Some records
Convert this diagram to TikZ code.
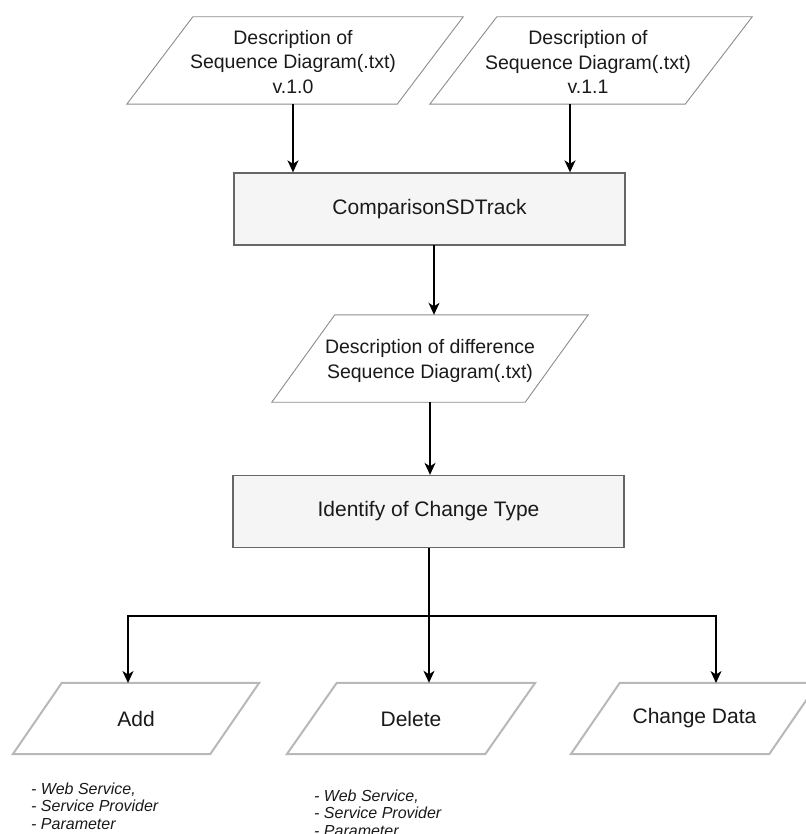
\documentclass[tikz,border=0pt]{standalone}
\usepackage{fontspec}
\setmainfont{Liberation Sans}
\usetikzlibrary{arrows.meta,calc}
\definecolor{boxfill}{HTML}{F5F5F5}
\definecolor{boxline}{HTML}{666666}
\definecolor{ioline}{HTML}{8C8C8C}
\definecolor{iolinelight}{HTML}{B8B8B8}
\definecolor{txt}{HTML}{1A1A1A}
% parallelogram drawn over the bounding box of a node: name, slant, style
\newcommand\iopara[3]{%
  \draw[#3] (#1.south west) -- ($(#1.south east)-(#2,0)$) -- (#1.north east)
    -- ($(#1.north west)+(#2,0)$) -- cycle;}
\begin{document}
\begin{tikzpicture}[x=1pt,y=-1pt,
  proc/.style={draw=boxline, fill=boxfill, line width=1.3pt, minimum width=391pt,
    minimum height=72pt, inner sep=0pt, text=txt, font=\fontsize{21}{25}\selectfont},
  iobox/.style={inner sep=0pt, align=center, text=txt},
  multi/.style={font=\fontsize{19.5}{24.5}\selectfont},
  single/.style={font=\fontsize{21}{25}\selectfont},
  thinio/.style={draw=ioline, line width=0.9pt, fill=white},
  wideio/.style={draw=iolinelight, line width=2pt, fill=white},
  arr/.style={draw=black, line width=1.5pt,
    -{Stealth[length=12pt,width=11pt,inset=3.5pt]}},
  notes/.style={inner sep=0pt, align=left, text=txt,
    font=\fontsize{16}{17.3}\selectfont\itshape}]
\useasboundingbox (0,0) rectangle (805,834);

% input descriptions
\node[iobox, minimum width=336pt, minimum height=87pt] (v10) at (295,60.5) {};
\node[iobox, minimum width=322pt, minimum height=87pt] (v11) at (591,60.5) {};
\iopara{v10}{66}{thinio}
\iopara{v11}{67}{thinio}
\node[iobox, multi] (v10t) at (293,62) {Description of\\Sequence Diagram(.txt)\\v.1.0};
\node[iobox, multi] (v11t) at (588,62) {Description of\\Sequence Diagram(.txt)\\v.1.1};
\coordinate (v10out) at (293,104);
\coordinate (v11out) at (570,104);

% comparison step
\node[proc] (cmp) at (429.5,209) {ComparisonSDTrack};
\coordinate (cmpout) at (434,245);

% difference description
\node[iobox, minimum width=316pt, minimum height=87pt] (dif) at (430,358.5) {};
\iopara{dif}{63}{thinio}
\node[iobox, multi] (dift) at (430,361) {Description of difference\\Sequence Diagram(.txt)};

% change type step
\node[proc] (ident) at (428.5,511.5) {Identify of Change Type};

% change types
\node[iobox, minimum width=246pt, minimum height=71pt] (add) at (136,718.5) {};
\node[iobox, minimum width=248pt, minimum height=71pt] (del) at (411,718.5) {};
\node[iobox, minimum width=247pt, minimum height=71pt] (chg) at (694.5,718.5) {};
\iopara{add}{49}{wideio}
\iopara{del}{50}{wideio}
\iopara{chg}{49}{wideio}
\node[iobox, single] (addt) at (add) {Add};
\node[iobox, single] (delt) at (del) {Delete};
\node[iobox, single] (chgt) at (chg) {Change Data};

% element lists
\node[notes, anchor=west] (addn) at (31,806) {- Web Service,\\- Service Provider\\- Parameter};
\node[notes, anchor=west] (deln) at (314,813) {- Web Service,\\- Service Provider\\- Parameter};

% branching point below the change type step
\coordinate (identout) at (429,548);
\coordinate (split) at (429,616);
\coordinate (addin) at (128,683);
\coordinate (chgin) at (716,683);

% connectors
\draw[arr] (v10out) -- (v10out |- cmp.north);
\draw[arr] (v11out) -- (v11out |- cmp.north);
\draw[arr] (cmpout) -- (cmpout |- dif.north);
\draw[arr] (dif.south) -- (dif.south |- ident.north);
\draw[arr] (identout) -- (split) -| (addin);
\draw[arr] (identout) -- (identout |- del.north);
\draw[arr] (identout) -- (split) -| (chgin);
\end{tikzpicture}
\end{document}
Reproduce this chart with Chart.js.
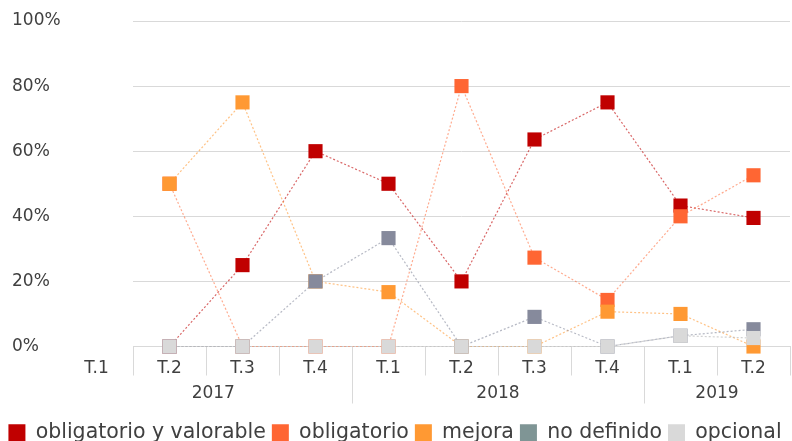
<!DOCTYPE html>
<html>
<head>
<meta charset="utf-8">
<script src="https://cdn.jsdelivr.net/npm/chart.js@4.4.1/dist/chart.umd.min.js"></script>
<style>
html, body { margin: 0; padding: 0; background: #fff; }
#contenedor { width: 792px; height: 441px; }
</style>
</head>
<body>
<div id="contenedor"><canvas id="grafico"></canvas></div>
<script>
// trimestres 2017 T.1 .. 2019 T.2 (T.1 2017 sin datos)
const trimestres = ['T.1', 'T.2', 'T.3', 'T.4', 'T.1', 'T.2', 'T.3', 'T.4', 'T.1', 'T.2'];
const anios = ['2017', '2018', '2019'];
const trimestresPorAnio = [4, 4, 2];

const obligatorioValorable = [null, 0, 25, 60, 50, 20, 63.6, 75, 43.3, 39.5];
const obligatorio = [null, 50, 0, 0, 0, 80, 27.3, 14.3, 40, 52.6];
const mejora = [null, 50, 75, 20, 16.7, 0, 0, 10.7, 10, 0];
const noDefinido = [null, 0, 0, 20, 33.3, 0, 9.1, 0, 3.3, 5.3];
const opcional = [null, 0, 0, 0, 0, 0, 0, 0, 3.3, 2.6];

const valoresEjeY = [0, 20, 40, 60, 80, 100];

const FUENTE = '"DejaVu Sans", sans-serif';
const COLOR_TEXTO = '#404040';
const COLOR_REJILLA = '#d9d9d9';

function serie(nombre, datos, color, colorLinea, orden) {
    return {
        label: nombre,
        data: datos,
        borderColor: colorLinea,
        backgroundColor: color,
        borderWidth: 1.2,
        borderDash: [2, 2],
        pointStyle: 'rect',
        pointRadius: 10,
        pointHoverRadius: 10,
        pointBackgroundColor: color,
        pointBorderColor: color,
        pointBorderWidth: 0,
        tension: 0,
        clip: false,
        order: orden
    };
}

const separadoresAnios = {
    id: 'separadoresAnios',
    afterDraw(chart) {
        const x = chart.scales.x;
        const ctx = chart.ctx;
        const paso = x.getPixelForValue(2) - x.getPixelForValue(1);
        const y0 = x.top;
        ctx.save();
        ctx.font = '17px ' + FUENTE;
        ctx.fillStyle = COLOR_TEXTO;
        ctx.textAlign = 'center';
        ctx.textBaseline = 'middle';
        // etiqueta T.1 2017 que queda fuera del area
        ctx.fillText(trimestres[0], x.getPixelForValue(0), y0 + 22);

        ctx.strokeStyle = COLOR_REJILLA;
        ctx.lineWidth = 1;
        let inicio = 0;
        anios.forEach((anio, i) => {
            const fin = inicio + trimestresPorAnio[i] - 1;
            const izq = Math.max(x.getPixelForValue(inicio) - paso / 2, x.left - 0.8 * paso);
            const der = Math.min(x.getPixelForValue(fin) + paso / 2, x.right);
            if (i < anios.length - 1) {
                ctx.beginPath();
                ctx.moveTo(Math.round(der) + 0.5, y0);
                ctx.lineTo(Math.round(der) + 0.5, y0 + 57);
                ctx.stroke();
            }
            ctx.fillText(anio, (izq + der) / 2, y0 + 47);
            inicio = fin + 1;
        });
        ctx.restore();
    }
};

new Chart(document.getElementById('grafico'), {
    type: 'line',
    data: {
        labels: trimestres,
        datasets: [
            serie('obligatorio y valorable', obligatorioValorable, '#c00000', 'rgba(192,0,0,0.6)', 5),
            serie('obligatorio', obligatorio, '#ff6633', 'rgba(255,102,51,0.55)', 4),
            serie('mejora', mejora, '#ff9933', 'rgba(255,153,51,0.6)', 3),
            serie('no definido', noDefinido, '#868a9c', 'rgba(134,138,156,0.6)', 2),
            serie('opcional', opcional, '#d9d9d9', 'rgba(190,190,190,0.7)', 1)
        ]
    },
    options: {
        responsive: true,
        maintainAspectRatio: false,
        animation: false,
        spanGaps: true,
        layout: { autoPadding: false, padding: { top: 21, right: 2, left: 0, bottom: -12 } },
        scales: {
            x: {
                min: 1,
                offset: true,
                grid: {
                    offset: true,
                    drawOnChartArea: false,
                    drawTicks: true,
                    tickLength: 29,
                    color: COLOR_REJILLA
                },
                border: { color: COLOR_REJILLA },
                ticks: {
                    font: { family: FUENTE, size: 17 },
                    color: COLOR_TEXTO,
                    padding: -17,
                    maxRotation: 0,
                    autoSkip: false
                },
                afterFit: s => {
                    s.height = 70;
                    s.paddingLeft = 0;
                    s.paddingRight = 0;
                }
            },
            y: {
                min: 0,
                max: 100,
                afterBuildTicks: s => { s.ticks = valoresEjeY.map(v => ({ value: v })); },
                grid: { color: COLOR_REJILLA, drawTicks: false },
                border: { display: false },
                ticks: {
                    font: { family: FUENTE, size: 17 },
                    color: COLOR_TEXTO,
                    mirror: true,
                    crossAlign: 'near',
                    padding: -121,
                    callback: v => v + '%'
                },
                afterFit: s => {
                    s.width = 133;
                    s.paddingTop = 0;
                    s.paddingBottom = 0;
                }
            }
        },
        plugins: {
            tooltip: { enabled: false },
            legend: {
                position: 'bottom',
                labels: {
                    font: { family: FUENTE, size: 20.5 },
                    color: COLOR_TEXTO,
                    boxWidth: 17,
                    boxHeight: 17,
                    padding: 6,
                    sort: (a, b) => a.datasetIndex - b.datasetIndex,
                    generateLabels: chart => {
                        const items = Chart.defaults.plugins.legend.labels.generateLabels(chart);
                        items.forEach(it => {
                            it.lineWidth = 0;
                            it.lineDash = [];
                            if (it.text === 'no definido') it.fillStyle = '#7f9595';
                        });
                        return items;
                    }
                }
            }
        }
    },
    plugins: [separadoresAnios]
});
</script>
</body>
</html>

Task directions → Lines from the one with "Reproduce this chart with Chart.js." through the one with "const COLOR_REJILLA = '#d9d9d9';" are the only ones to quote. Quote them exactly and leave out pictures.

Output for this exercise →
Reproduce this chart with Chart.js.
<!DOCTYPE html>
<html>
<head>
<meta charset="utf-8">
<script src="https://cdn.jsdelivr.net/npm/chart.js@4.4.1/dist/chart.umd.min.js"></script>
<style>
html, body { margin: 0; padding: 0; background: #fff; }
#contenedor { width: 792px; height: 441px; }
</style>
</head>
<body>
<div id="contenedor"><canvas id="grafico"></canvas></div>
<script>
// trimestres 2017 T.1 .. 2019 T.2 (T.1 2017 sin datos)
const trimestres = ['T.1', 'T.2', 'T.3', 'T.4', 'T.1', 'T.2', 'T.3', 'T.4', 'T.1', 'T.2'];
const anios = ['2017', '2018', '2019'];
const trimestresPorAnio = [4, 4, 2];

const obligatorioValorable = [null, 0, 25, 60, 50, 20, 63.6, 75, 43.3, 39.5];
const obligatorio = [null, 50, 0, 0, 0, 80, 27.3, 14.3, 40, 52.6];
const mejora = [null, 50, 75, 20, 16.7, 0, 0, 10.7, 10, 0];
const noDefinido = [null, 0, 0, 20, 33.3, 0, 9.1, 0, 3.3, 5.3];
const opcional = [null, 0, 0, 0, 0, 0, 0, 0, 3.3, 2.6];

const valoresEjeY = [0, 20, 40, 60, 80, 100];

const FUENTE = '"DejaVu Sans", sans-serif';
const COLOR_TEXTO = '#404040';
const COLOR_REJILLA = '#d9d9d9';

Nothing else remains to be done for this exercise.